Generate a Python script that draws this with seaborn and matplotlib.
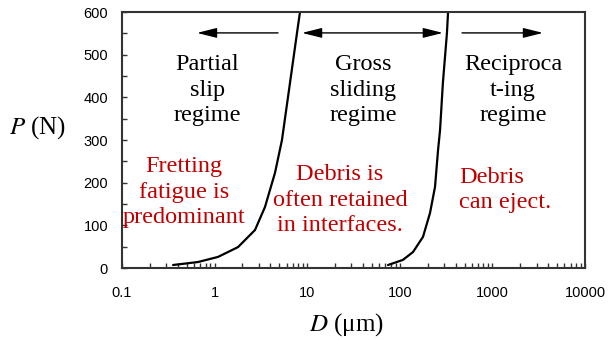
import matplotlib
matplotlib.use("Agg")
import matplotlib.pyplot as plt
import seaborn as sns
import pandas as pd
import numpy as np

# Boundary between partial slip and gross sliding
d_partial = [0.356, 0.662, 1.09, 1.79, 2.73, 3.50, 4.49, 5.34, 6.52, 7.76, 8.36]
p_partial = [7, 14, 26, 49, 89, 143, 223, 300, 434, 551, 600]
# Boundary between gross sliding and reciprocating
d_gross = [74.6, 108, 139, 178, 212, 240, 259, 272, 292, 323, 332]
p_gross = [7, 19, 37.5, 73, 129, 190, 277, 323, 434, 551, 600]

x_ticks = [0.1, 1, 10, 100, 1000, 10000]
x_tick_labels = ["0.1", "1", "10", "100", "1000", "10000"]
y_ticks = [0, 100, 200, 300, 400, 500, 600]

regime_labels = ["Partial\nslip\nregime", "Gross\nsliding\nregime", "Reciproca\nt-ing\nregime"]
regime_x = [0.83, 40, 1670]
note_labels = ["Fretting\nfatigue is\npredominant", "Debris is\noften retained\nin interfaces.", "Debris\ncan eject."]
note_x = [0.467, 22.6, 435]

arrow_y = 551
arrow_left = (4.84, 0.645)
arrow_both = (8.79, 292)
arrow_right = (470, 3520)

df = pd.DataFrame({
    "D": d_partial + d_gross,
    "P": p_partial + p_gross,
    "boundary": ["partial"] * len(d_partial) + ["gross"] * len(d_gross),
})

sns.set_style("ticks")
plt.rcParams["font.family"] = ["Liberation Sans", "DejaVu Sans"]
plt.rcParams["mathtext.fontset"] = "stix"
plt.rcParams["text.color"] = "black"
plt.rcParams["xtick.color"] = "black"
plt.rcParams["ytick.color"] = "black"

fig = plt.figure(figsize=(6.08, 3.40), dpi=100)
ax = fig.add_axes([122/608, 1-268/340, (585-122)/608, (268-12)/340])

sns.lineplot(data=df, x="D", y="P", units="boundary", estimator=None,
             color="black", lw=1.6, ax=ax, sort=False)

ax.set_xscale("log")
ax.set_xlim(0.1, 10000)
ax.set_ylim(0, 600)
ax.set_xticks(x_ticks)
ax.set_xticklabels(x_tick_labels)
ax.set_yticks(y_ticks)
ax.yaxis.set_minor_locator(matplotlib.ticker.MultipleLocator(50))
ax.xaxis.set_minor_locator(matplotlib.ticker.LogLocator(base=10, subs=np.arange(2, 10)))
ax.xaxis.set_minor_formatter(matplotlib.ticker.NullFormatter())
ax.tick_params(which="both", direction="in", length=3.5, width=1, color="#333333",
               labelcolor="black", labelsize=10.5)
ax.tick_params(axis="x", which="both", pad=13)
ax.tick_params(axis="y", which="both", pad=10)
ax.tick_params(which="both", top=False, right=False)
for s in ax.spines.values():
    s.set_linewidth(1.5)
    s.set_color("#333333")

ax.set_xlabel("")
ax.set_ylabel("")

serif = ["Liberation Serif", "DejaVu Serif"]
fs = 17.5
ls = 1.3
fig.text(346/608, 1-325/340, r"$D$ (μm)", ha="center", va="center",
         fontsize=18, family=serif, color="black")
fig.text(38/608, 1-128/340, r"$P$ (N)", ha="center", va="center", fontsize=18,
         family=serif, color="black")

for lab, x in zip(regime_labels, regime_x):
    ax.text(x, 417, lab, ha="center", va="center", fontsize=fs, family=serif,
            color="black", linespacing=ls)

red = "#c00000"
ax.text(note_x[0], 178, note_labels[0], ha="center", va="center", fontsize=fs,
        family=serif, color=red, multialignment="center", linespacing=ls)
ax.text(note_x[1], 159, note_labels[1], ha="center", va="center", fontsize=fs,
        family=serif, color=red, multialignment="center", linespacing=ls)
ax.text(note_x[2], 183, note_labels[2], ha="left", va="center", fontsize=fs,
        family=serif, color=red, multialignment="left", linespacing=ls)

akw = dict(arrowstyle="-|>,head_length=1.2,head_width=0.3", color="black", lw=1,
           shrinkA=0, shrinkB=0)
ax.annotate("", xy=(arrow_left[1], arrow_y), xytext=(arrow_left[0], arrow_y), arrowprops=akw)
ax.annotate("", xy=(arrow_right[1], arrow_y), xytext=(arrow_right[0], arrow_y), arrowprops=akw)
ax.annotate("", xy=(arrow_both[1], arrow_y), xytext=(arrow_both[0], arrow_y),
            arrowprops=dict(arrowstyle="<|-|>,head_length=1.2,head_width=0.3", color="black",
                            lw=1, shrinkA=0, shrinkB=0))

fig.savefig("out.png", dpi=100)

**GOAL:**
Which lines include "matplotlib"? Copy each of them out.

**TASK OUTPUT:**
Generate a Python script that draws this with seaborn and matplotlib.
import matplotlib
matplotlib.use("Agg")
import matplotlib.pyplot as plt
ax.yaxis.set_minor_locator(matplotlib.ticker.MultipleLocator(50))
ax.xaxis.set_minor_locator(matplotlib.ticker.LogLocator(base=10, subs=np.arange(2, 10)))
ax.xaxis.set_minor_formatter(matplotlib.ticker.NullFormatter())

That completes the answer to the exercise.